Обособленно от Медицинской части стоял консультант, профессор Варшавского университета Игнатовский, ведавший эпидемической частью. В его ведении были все эпидемические и дезинфекционные отряды, а также острозаразный госпиталь в Минске, который он вел лично. В ведении Игнатовского была и бактериологическая лаборатория, руководимая приват-доцентом Недригайловым. Этот последний решил как-то, хотя и с оговорками, что смог выделить микроб сыпного тифа; об этом и его докладе в обществе врачей в Минске я сообщил Принцу Ольденбургскому, который сразу запорол горячку, прислав партию обезьян для опытов и требуя заготовления вакцины сразу на 100 лошадях. К сожалению, из всего этого ничего не вышло: микроб сыпняка оказался очень не стойким, сохранить его долго не удавалось, свежих больных больше не было (дело было уже к весне) и выделять его было неоткуда; обезьяны, благодаря той же весне, оказались крайне истощенными, и в результате ничего из всего этого дела не получилось.

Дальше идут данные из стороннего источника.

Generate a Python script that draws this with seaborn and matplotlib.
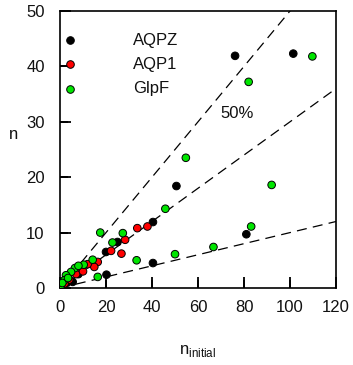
import matplotlib
matplotlib.use("Agg")
import matplotlib.pyplot as plt
import numpy as np
import pandas as pd
import seaborn as sns

# data
aqpz_x = [76.1, 101.4, 50.6, 40.4, 25.0, 20.0, 40.4, 81.0, 20.2, 5.5, 3.0, 8.0, 1.0]
aqpz_y = [41.9, 42.3, 18.4, 11.9, 8.3, 6.5, 4.5, 9.7, 2.4, 1.1, 1.0, 2.5, 0.4]

aqp1_x = [38.0, 33.6, 28.3, 22.2, 26.7, 16.4, 14.9, 12.0, 9.0, 7.0, 4.0, 2.0, 10.0]
aqp1_y = [11.1, 10.8, 8.7, 6.7, 6.2, 4.7, 3.8, 4.3, 3.4, 2.5, 1.5, 0.8, 3.0]

glpf_x = [109.7, 82.0, 54.7, 92.0, 45.8, 83.1, 66.7, 50.0, 33.3, 27.3, 17.5, 22.8,
          14.2, 16.4, 10.3, 6.5, 4.8, 2.6, 1.9, 0.3, 8.0, 1.0, 3.5]
glpf_y = [41.8, 37.2, 23.5, 18.6, 14.3, 11.1, 7.4, 6.1, 5.0, 9.9, 10.0, 8.2,
          5.1, 2.0, 4.2, 3.6, 2.9, 2.3, 1.4, 0.4, 4.0, 0.9, 1.8]

slopes = [0.5, 0.3, 0.1]
series = ["AQPZ", "AQP1", "GlpF"]
colors = ["black", "#ff0000", "#00e600"]
xticks = [0, 20, 40, 60, 80, 100, 120]
yticks = [0, 10, 20, 30, 40, 50]

df = pd.concat([
    pd.DataFrame({"x": aqpz_x, "y": aqpz_y, "s": "AQPZ"}),
    pd.DataFrame({"x": aqp1_x, "y": aqp1_y, "s": "AQP1"}),
    pd.DataFrame({"x": glpf_x, "y": glpf_y, "s": "GlpF"}),
])

sns.set_style("ticks")
plt.rcParams.update({
    "font.family": ["Liberation Sans", "DejaVu Sans"],
    "axes.axisbelow": False,
    "axes.edgecolor": "black",
    "axes.linewidth": 1.2,
    "text.color": "#111111", "axes.labelcolor": "#111111",
})

fig = plt.figure(figsize=(3.53, 3.65), dpi=100)
ax = fig.add_axes([0.17, 0.211, 0.782, 0.759])

xx = np.array([0, 130])
for k in slopes:
    ax.plot(xx, k * xx, color="black", lw=0.9, ls=(0, (8, 5)), zorder=1)

sns.scatterplot(data=df, x="x", y="y", hue="s", hue_order=series,
                palette=colors, s=30, edgecolor="black", linewidth=0.7,
                ax=ax, zorder=3, legend=False)

for name, c in zip(series, colors):
    ax.scatter([], [], s=30, color=c, edgecolor="black", linewidth=0.7, label=name)
ax.legend(frameon=False, loc="upper left", bbox_to_anchor=(0.0, 0.922),
          fontsize=12, handletextpad=3.2, labelspacing=0.55, borderpad=0,
          borderaxespad=0, handlelength=1.2)

ax.text(77, 31.5, "50%", fontsize=12, ha="center", va="center")

ax.set_xlim(0, 120)
ax.set_ylim(0, 50)
ax.set_xticks(xticks)
ax.set_yticks(yticks)
ax.tick_params(which="major", bottom=True, left=True, top=False, right=False,
               direction="in", length=8, width=1.3, color="black",
               labelcolor="#111111", labelsize=12)
ax.tick_params(axis="x", pad=9)
ax.tick_params(axis="y", pad=11)
# inward tick marks drawn as plain lines too
for xt in xticks[1:-1]:
    ax.plot([xt, xt], [0, 1.5], color="black", lw=1.3, solid_capstyle="butt",
            clip_on=False, zorder=4)
for yt in yticks[1:-1]:
    ax.plot([0, 3.3], [yt, yt], color="black", lw=1.3, solid_capstyle="butt",
            clip_on=False, zorder=4)
for sp in ax.spines.values():
    sp.set_visible(True)

ax.set_xlabel("n$_{\\mathregular{initial}}$", fontsize=12, labelpad=20)
ax.set_ylabel("n", fontsize=12, rotation=0)
ax.yaxis.set_label_coords(-0.17, 0.527)

fig.savefig("out.png", dpi=100)
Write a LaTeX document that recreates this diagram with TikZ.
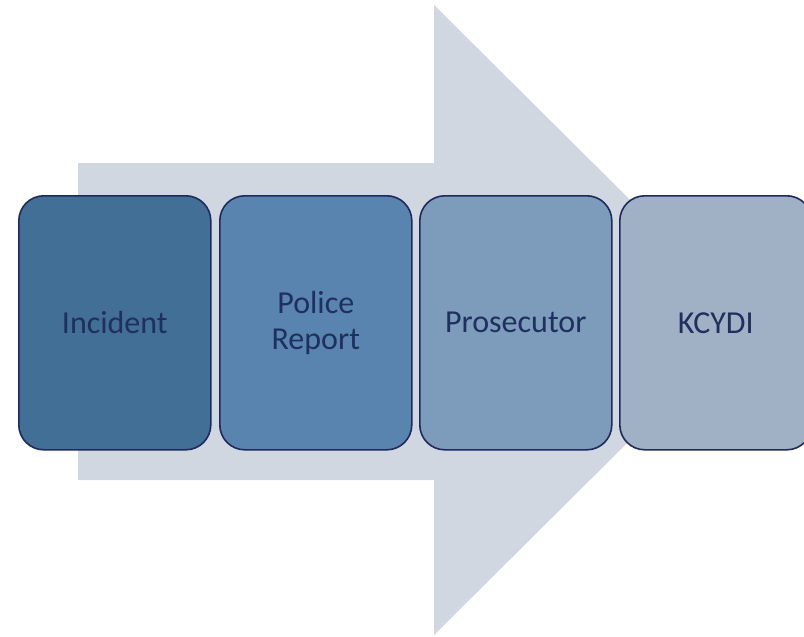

Отмечу, кстати, что принц Ольденбургский делал все возможное, чтобы найти радикальный способ борьбы с сыпным тифом, посылая специальных лиц в Тунис, где директор Пастеровской станции тоже будто бы нашел этот микроб, но и там ничего не получилось. Если не ошибаюсь, то микроб сыпного тифа теперь относится к числу фильтрующих. Осталась одна борьба со вшами, передающими сыпной тиф, которая и производилась тогда, в общем, довольно успешно. За всю зиму 1915–1916 гг. была на Западном фронте только одна, довольно значительная вспышка сыпного тифа недалеко от Полоцка, в партиях окопных рабочих, поставленных, как оказалось, в самые безобразные санитарные условия. Впрочем, и здесь справились с сыпняком быстро. Более распространился на фронте, особенно к северу от линии Молодечно-Полоцк, возвратный тиф, как известно передававшийся блохами, выводить которых крайне трудно. Поразительно пресекал эту болезнь сальварсан, но получать его можно было только из Германии, а немцы выпускали его только в обмен на другие продукты, необходимые им, но которые были только у союзников и которых уломать на этот обмен было не просто.